The end of its $5.3 billion deal with Visa means data aggregator Plaid will continue to operate as an independent player in the financial services space, a sector that has seen dramatic fintech growth in the months that followed the initial announcement of the tie-up in January 2020.
While the scrapped deal could be seen as a setback for the startup, Plaid said it sees opportunity instead.
"The opportunity for Plaid and for fintech generally, is so much bigger coming into the first week of January 2021 than it appeared at the start of 2020," said John Pitts, Plaid's head of policy. "We've got the opportunity to go independent, and we're really excited about that."
The news of the mutual termination of the acquisition last week came almost a year after the two companies first announced the planned tie-up.
The deal, which kicked off a year that saw several other major fintech acquisitions, became the target of a lawsuit by the Department of Justice (DOJ) in November, after the department claimed the acquisition would have stifled competition in the payments sector.
Following the termination, Visa said it was confident it would have won the litigation, while Plaid CEO Zach Perret expressed disappointment with the delay caused by the DOJ's suit.
"The DOJ timelines are much slower than anyone anticipated," he told The Wall Street Journal. "The reality of leaving our business in a multiyear review ... is not in the best interests of our customers."

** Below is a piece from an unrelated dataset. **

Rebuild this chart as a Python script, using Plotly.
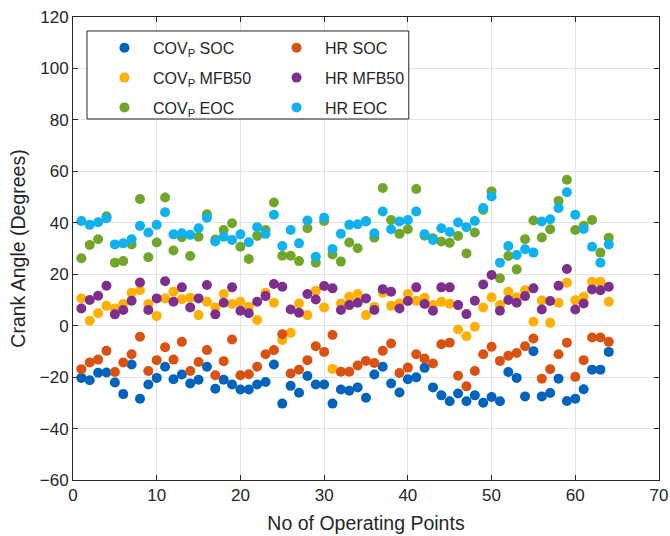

The two companies' decision to abandon the deal means Plaid will remain independent in a sector that looks significantly different from what it was 12 months ago, thanks to the coronavirus pandemic.
"The amount of consumer adoption of fintech that we saw over the pandemic was dramatically higher than anything we had seen during the previous five years of existence. We see that as very likely to continue accelerating even coming out of the pandemic," Pitts said. "Plaid has a very optimistic take on what our opportunity looks like as an independent company that's at the core of that growth, and the core of the consumer demand for financial services in the future."
Plaid's customer base grew by about 60% in the past year as more people have gone digital amid the pandemic, a Plaid spokesperson told Barron's last week.
Plaid's biggest priority now will be working with the startup's more than 11,000 bank and financial institution partners and executing an ambitious application programming interface (API) strategy, Pitts said.
Plaid, which connects fintech apps such as Venmo, Chime and TransferWise to customers' bank accounts, is committing to having 75% of its traffic dedicated to APIs by the end of 2021, a project Pitts called an "immense challenge" and "the single most important thing that we can do."
"In terms of the bank-aggregator-fintech relationship and shape of open finance, that's a tectonic shift in the core infrastructure layer, and it's one that Plaid is driving," he said.
The company announced in May it was launching an API platform called Plaid Exchange, a product the startup said will help smaller financial institutions compete with the likes of Wall Street banks.
The platform is an effort to help smaller institutions keep up with larger players by moving them away from credential sharing, a practice that has been the subject of privacy concerns among banks when it comes to partnering with data aggregators.
The company is also turning its focus international, with plans to more than double its European workforce in 2021, according to CNBC.
Plaid, which recently added U.K. fintechs Curve and Cleo to its European client list, plans to increase its European employee headcount from 40 to 100 by the end of the year.